Today’s installment of “Research you should read” comes to us from Educational Researcher. The paper is “Uneven playing field? Assessing the teacher quality gap between advantaged and disadvantaged students,” and it’s by Dan Goldhaber and colleagues. This is a beautifully done analysis that accomplishes several goals:

  1. It quantifies the degree of teacher sorting based on multiple teacher characteristics, including both input (e.g., credentials) and output (e.g., estimates of effectiveness) measures.
  2. It examines that sorting across multiple indicators of student disadvantage.
  3. It does (1) and (2) for an entire state.
  4. It identifies the sources of the inequitable distribution (e.g., is it mostly due to between-school or within-school sorting?).

The results are intensely sobering, if not at all surprising:

We demonstrate that in Washington state elementary school, middle school, and high school classrooms, virtually every measure of teacher quality—experience, licensure exam score, and value-added estimates of effectiveness—is inequitably distributed across every indicator of student disadvantage—free/reduced-price lunch status (FRL), underrepresented minority (URM), and low prior academic performance (the sole exception being licensure exam scores in high school math classrooms).

In short, poor kids, kids of color, and low-achieving kids systematically get access to lower quality teachers, any way you define “quality” [1].

The authors also note that most of the sorting is between schools and between districts, rather than within schools, at least for most of these measures. This is also not surprising, but it of course makes addressing this problem all the more difficult. It’s one thing to reassign teachers within schools (though even that is probably much easier said than done). It’s an entirely different thing to find ways to redistribute teachers across schools or districts without raising the hackles of the broad swath of the electorate who wants government to get their hands off the public education system.

There are undoubtedly many causes of this (frankly, abhorrent) set of findings. The authors list or suggest several:

  • Higher-quality teachers are more likely to leave districts serving more disadvantaged kids, likely because of both pay and working conditions.
  • Existing pay structures create little incentive to work in more disadvantaged settings (often it’s the opposite–the more disadvantaged districts pay less than the tonier suburban districts).
  • Student teaching may contribute to sorting, with the most advantaged districts snatching up the most qualified candidates.
  • Collective bargaining agreements often give more senior teachers preference in terms of teaching assignments, which they use to make within-district transfers from more to less disadvantaged schools.
  • School leaders may give their best or most experienced teachers within-school preferences in terms of teaching assignments.

These are not easily remedied, but certainly there are policy innovations that might help.
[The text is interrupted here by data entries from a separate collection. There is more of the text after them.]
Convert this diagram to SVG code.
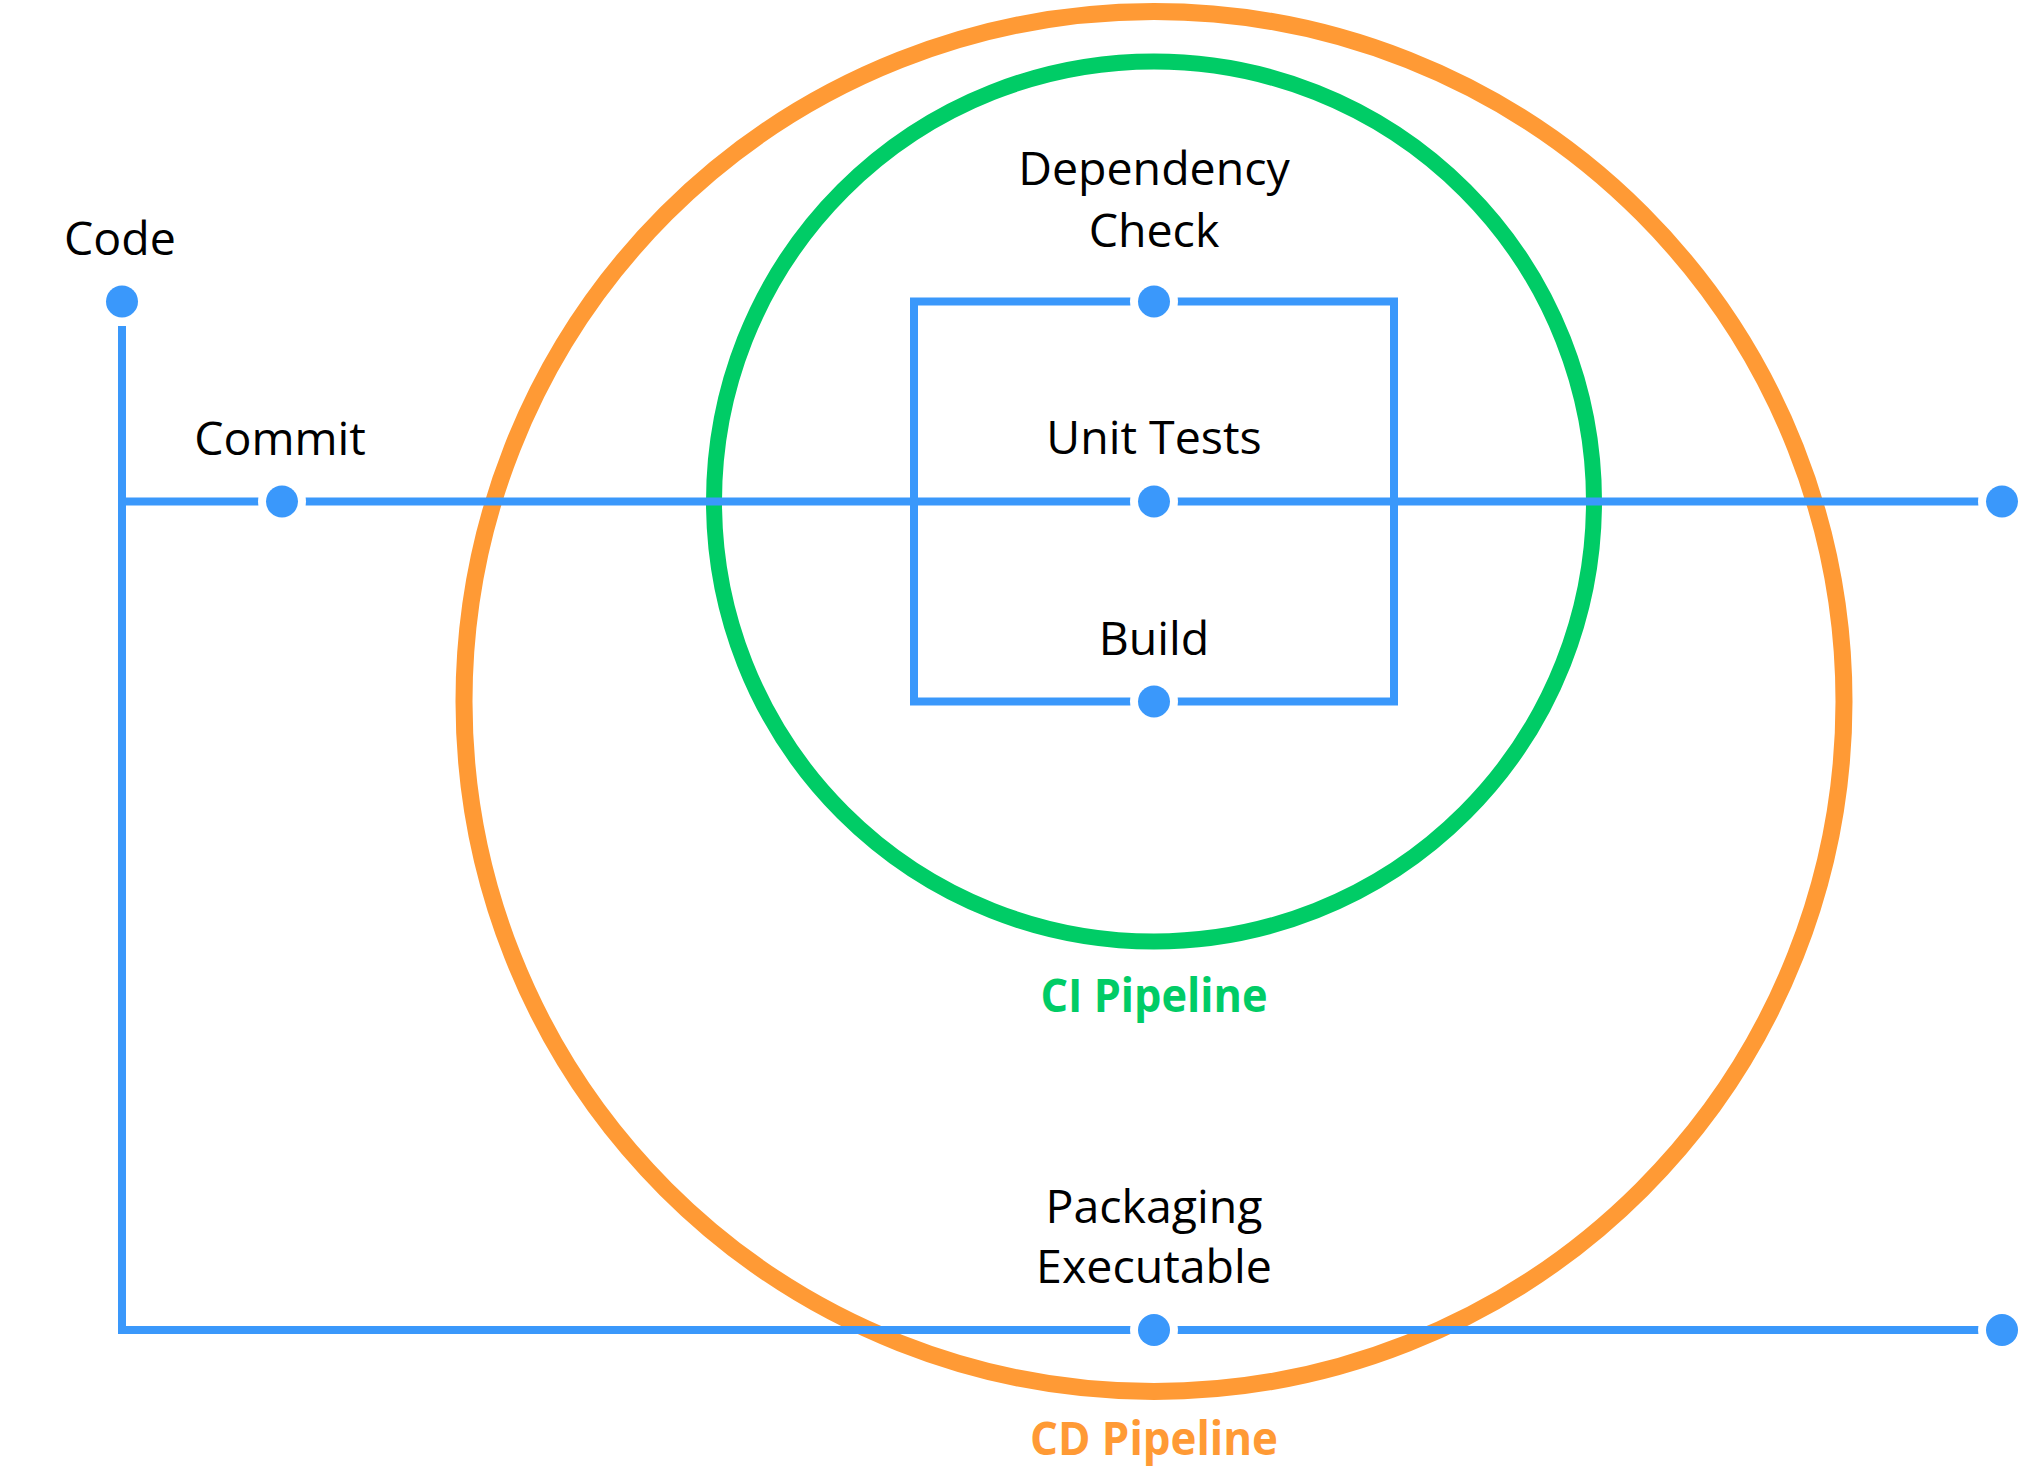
<svg xmlns="http://www.w3.org/2000/svg" width="2028" height="1484" viewBox="0 0 2028 1484">
<style>
.lbl{font-family:"Open Sans","DejaVu Sans",sans-serif;font-size:46.5px;fill:#000;text-anchor:middle}
.ttl{font-family:"Open Sans","DejaVu Sans",sans-serif;font-size:46px;font-weight:bold;text-anchor:middle}
.wire{fill:none;stroke:#3A98FB;stroke-width:8;stroke-linejoin:miter}
.halo{fill:#fff}
.dot{fill:#3A98FB}
</style>
<defs>
<g id="node"><circle class="halo" r="24"/><circle class="dot" r="16"/></g>
</defs>
<g id="cd-pipeline">
<circle cx="1154" cy="701.5" r="690" fill="none" stroke="#FF9A35" stroke-width="17"/>
<text class="ttl" x="1154" y="1455" fill="#FF9A35" textLength="248" lengthAdjust="spacingAndGlyphs">CD Pipeline</text>
</g>
<g id="ci-pipeline">
<circle cx="1154" cy="501.5" r="440" fill="none" stroke="#00CC66" stroke-width="16"/>
<text class="ttl" x="1154" y="1012" fill="#00CC66" textLength="227" lengthAdjust="spacingAndGlyphs">CI Pipeline</text>
</g>
<g id="connectors">
<path class="wire" d="M122,326 V1330 H2002"/>
<path class="wire" d="M122,501.5 H2002"/>
<rect class="wire" x="914" y="301.5" width="480" height="400"/>
</g>
<g id="code"><use href="#node" x="122" y="301.5"/><text class="lbl" x="120" y="255">Code</text></g>
<g id="commit"><use href="#node" x="282" y="501.5"/><text class="lbl" x="280" y="455">Commit</text></g>
<g id="dependency-check"><use href="#node" x="1154" y="301.5"/><text class="lbl" x="1154" y="185">Dependency</text><text class="lbl" x="1154" y="247">Check</text></g>
<g id="unit-tests"><use href="#node" x="1154" y="501.5"/><text class="lbl" x="1154" y="454">Unit Tests</text></g>
<g id="build"><use href="#node" x="1154" y="701.5"/><text class="lbl" x="1154" y="655">Build</text></g>
<g id="ci-end"><use href="#node" x="2002" y="501.5"/></g>
<g id="packaging-executable"><use href="#node" x="1154" y="1330"/><text class="lbl" x="1154" y="1223">Packaging</text><text class="lbl" x="1154" y="1283">Executable</text></g>
<g id="cd-end"><use href="#node" x="2002" y="1330"/></g>
</svg>
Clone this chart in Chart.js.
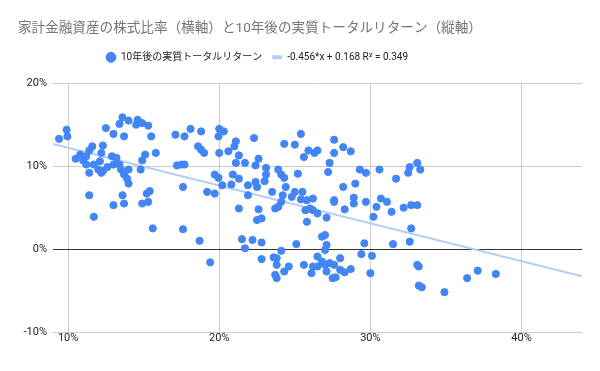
<!DOCTYPE html>
<html>
<head>
<meta charset="utf-8">
<script src="https://cdn.jsdelivr.net/npm/chart.js@4.4.1/dist/chart.umd.min.js"></script>
<style>
  html, body { margin: 0; padding: 0; background: #fff; }
  #wrap { width: 600px; height: 371px; }
</style>
</head>
<body>
<div id="wrap"><canvas id="scatterChart"></canvas></div>
<script>
// 株式比率 (%), 10年後の実質トータルリターン (%)
var stockShare = [
  9.4, 9.9, 9.95, 12.5, 13.0, 13.4, 13.6, 14.0, 14.6, 14.5, 14.9, 15.3, 13.7, 15.5, 15.8, 15.1, 14.9, 14.8, 14.0, 13.7,
  13.9, 14.0, 11.6, 12.3, 12.2, 11.4, 10.5, 10.8, 11.2, 11.2, 11.4, 11.7, 12.1, 12.0, 12.3, 12.2, 12.9, 13.2, 13.0, 13.4,
  13.5, 11.4, 11.7, 13.0, 13.6, 13.7, 14.9, 15.3, 15.2, 15.4, 15.6, 11.0, 12.6, 17.1, 17.7, 18.1, 18.8, 18.6, 18.8, 19.0,
  20.0, 20.3, 19.95, 21.1, 22.3, 21.0, 20.0, 20.6, 21.3, 21.1, 21.7, 22.6, 22.4, 17.2, 17.5, 17.7, 17.6, 19.2, 19.7, 19.7,
  19.95, 20.2, 20.8, 20.9, 21.3, 21.9, 22.4, 22.5, 21.9, 17.6, 18.7, 19.4, 21.3, 22.6, 22.5, 22.8, 21.5, 22.2, 22.8, 21.7,
  22.8, 23.1, 23.1, 23.0, 23.9, 24.1, 24.3, 24.4, 23.5, 25.0, 25.5, 24.2, 24.8, 26.2, 27.6, 28.9, 30.7, 25.8, 25.4, 24.3,
  25.0, 25.9, 26.5, 25.6, 26.3, 27.6, 28.2, 28.7, 27.6, 27.3, 27.2, 25.2, 29.3, 29.7, 30.6, 28.2, 29.0, 31.7, 23.9, 24.1,
  23.7, 25.7, 26.2, 26.0, 26.5, 25.8, 27.1, 27.6, 28.3, 28.9, 29.7, 30.2, 30.4, 26.8, 27.0, 27.1, 27.0, 25.1, 24.1, 23.6,
  23.8, 23.8, 23.7, 23.8, 24.3, 24.6, 25.6, 26.2, 26.1, 26.5, 26.5, 26.8, 27.0, 27.1, 27.3, 27.6, 28.0, 28.0, 28.3, 28.7,
  27.5, 27.7, 29.6, 29.4, 30.1, 30.0, 25.4, 31.1, 31.4, 32.2, 32.7, 33.1, 32.7, 31.5, 32.6, 33.1, 33.2, 33.2, 33.4, 34.9,
  36.4, 37.1, 38.3, 32.6, 32.5, 33.1, 33.3
];
var realReturn = [
  13.3, 14.4, 13.6, 14.6, 13.9, 15.1, 15.9, 15.5, 15.6, 15.0, 15.2, 14.9, 13.6, 13.6, 11.6, 11.4, 10.7, 9.6, 9.6, 9.0,
  8.5, 7.9, 12.4, 12.5, 11.6, 11.9, 10.9, 11.4, 11.2, 10.2, 9.2, 10.2, 10.6, 9.6, 9.4, 9.2, 11.2, 11.0, 10.2, 10.2,
  9.6, 6.5, 3.9, 5.3, 6.5, 5.5, 5.5, 5.7, 6.7, 7.0, 2.5, 10.7, 9.9, 13.8, 13.6, 14.5, 14.2, 12.4, 12.0, 11.6,
  14.5, 14.2, 13.6, 13.0, 13.4, 12.4, 11.6, 11.8, 11.3, 10.4, 10.4, 10.9, 10.1, 10.1, 10.2, 10.2, 7.5, 6.9, 6.7, 9.0,
  8.6, 7.7, 7.8, 9.0, 8.5, 7.7, 8.1, 7.5, 6.5, 2.4, 1.0, -1.6, 4.9, 4.8, 3.5, 3.7, 1.2, 1.1, 0.8, 0.1,
  -1.2, 9.8, 9.0, 8.2, 9.6, 9.0, 8.6, 7.5, 6.9, 6.9, 6.9, 6.5, 6.3, 6.1, 5.9, 6.2, 6.1, 5.9, 13.9, 12.7,
  12.6, 11.9, 11.9, 11.1, 11.6, 13.2, 12.3, 11.8, 11.6, 10.4, 9.3, 9.1, 9.6, 9.2, 9.6, 7.5, 7.9, 8.5, 5.1, 5.7,
  4.9, 4.7, 4.7, 4.9, 4.3, 3.3, 3.8, 5.7, 4.8, 5.5, 5.7, 3.9, 5.1, 1.5, 1.7, 0.5, -0.1, 0.6, -0.2, -1.0,
  -1.1, -1.9, -3.1, -3.5, -2.7, -2.1, -1.9, -2.1, -2.9, -0.9, -2.1, -1.5, -1.9, -2.7, -1.7, -1.9, -1.1, -2.5, -2.8, -2.4,
  -3.5, -3.4, 0.7, -0.6, -0.8, -2.9, 6.0, 5.7, 4.5, 5.0, 5.3, 5.3, 2.5, 0.6, 0.9, -1.9, -2.1, -4.4, -4.6, -5.2,
  -3.5, -2.6, -3.0, 9.9, 9.2, 10.4, 9.6
];

var xTicks = [10, 20, 30, 40];
var yTicks = [-10, 0, 10, 20];
var xMin = 9, xMax = 44;

// 近似直線 y = -0.456x + 0.168
var slope = -0.456, intercept = 0.168, r2 = 0.349;
function trend(x) { return (slope * x / 100 + intercept) * 100; }

var points = stockShare.map(function (x, i) { return { x: x, y: realReturn[i] }; });
var trendLine = [{ x: xMin, y: trend(xMin) }, { x: xMax, y: trend(xMax) }];

Chart.defaults.font.family = "Roboto, 'Noto Sans CJK JP', sans-serif";

// 凡例: 少し左へ寄せ、下に余白
var legendTweak = {
  id: 'legendTweak',
  beforeLayout: function (chart) {
    var lg = chart.legend;
    if (lg && !lg._patched) {
      var fit = lg.fit;
      lg.fit = function () { fit.call(this); this.height += 11; };
      lg._patched = true;
    }
  },
  afterLayout: function (chart) {
    chart.legend.left -= 43;
    chart.legend.right -= 43;
  }
};

var ctx = document.getElementById('scatterChart');
var scatterChart = new Chart(ctx, {
  type: 'scatter',
  data: {
    datasets: [
      {
        label: '10年後の実質トータルリターン',
        data: points,
        backgroundColor: '#4285f4',
        borderColor: '#4285f4',
        pointRadius: 3.6,
        pointStyle: 'circle',
        order: 0
      },
      {
        type: 'line',
        label: '-0.456*x + 0.168 R² = ' + r2,
        data: trendLine,
        borderColor: '#b3cdf7',
        backgroundColor: '#b3cdf7',
        borderWidth: 2,
        pointRadius: 0,
        pointStyle: 'line',
        fill: false,
        order: 1
      }
    ]
  },
  options: {
    responsive: true,
    maintainAspectRatio: false,
    animation: false,
    layout: { padding: { left: 18, right: 18, bottom: 19 } },
    plugins: {
      title: {
        display: true,
        align: 'start',
        text: '家計金融資産の株式比率（横軸）と10年後の実質トータルリターン（縦軸）',
        color: '#757575',
        font: { size: 13.6, weight: 'normal' },
        padding: { top: 20, bottom: 6 }
      },
      legend: {
        display: true,
        position: 'top',
        labels: {
          usePointStyle: true,
          boxHeight: 7,
          color: '#222',
          font: { size: 10 },
          padding: 10,
          generateLabels: function (chart) {
            var items = Chart.defaults.plugins.legend.labels.generateLabels(chart);
            items[1].lineWidth = 4;
            return items;
          }
        }
      },
      tooltip: { enabled: false }
    },
    scales: {
      x: {
        type: 'linear',
        min: xMin,
        max: xMax,
        afterBuildTicks: function (axis) {
          axis.ticks = xTicks.map(function (v) { return { value: v }; });
        },
        afterFit: function (scale) { scale.height = 20; },
        ticks: {
          color: '#222',
          font: { size: 11 },
          padding: 0,
          callback: function (v) { return v + '%'; }
        },
        grid: { color: '#cccccc', drawTicks: false },
        border: { display: false }
      },
      y: {
        min: -10,
        max: 20,
        afterBuildTicks: function (axis) {
          axis.ticks = yTicks.map(function (v) { return { value: v }; });
        },
        afterFit: function (scale) { scale.width = 35; },
        ticks: {
          color: '#222',
          font: { size: 11 },
          padding: 6,
          callback: function (v) { return v + '%'; }
        },
        grid: {
          drawTicks: false,
          color: function (c) { return c.tick && c.tick.value === 0 ? '#333333' : '#cccccc'; }
        },
        border: { display: false }
      }
    }
  },
  plugins: [legendTweak]
});
</script>
</body>
</html>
The most obvious is that we should pay teachers who teach in more disadvantaged settings more, not less. This certainly is true between districts, but it ought to be true within districts as well. The authors cite evidence that these bonuses can induce desirable behaviors. Another is that we really need to work on the underlying challenges of working in more disadvantaged schools, including working conditions. Several recent studies have shown the powerful influence of working conditions on teachers’ employment decisions and their improvement as professionals.

I do not know whether state or federal policymakers should get involved in this issue. As a big government guy who is concerned about the way our school system treats those who are most disadvantaged, my inclination is to say yes. My hope is that some states can lead the way, creating new laws and systems that, at a minimum, make it equally likely that a poor kid and a rich one in a public school can get access to a good teacher. The status quo on this issue clearly is not working for our most disadvantaged kids.


[1] Of course there could be some other undefined measure of quality that’s not distributed this way, but I’ve not seen any evidence of that.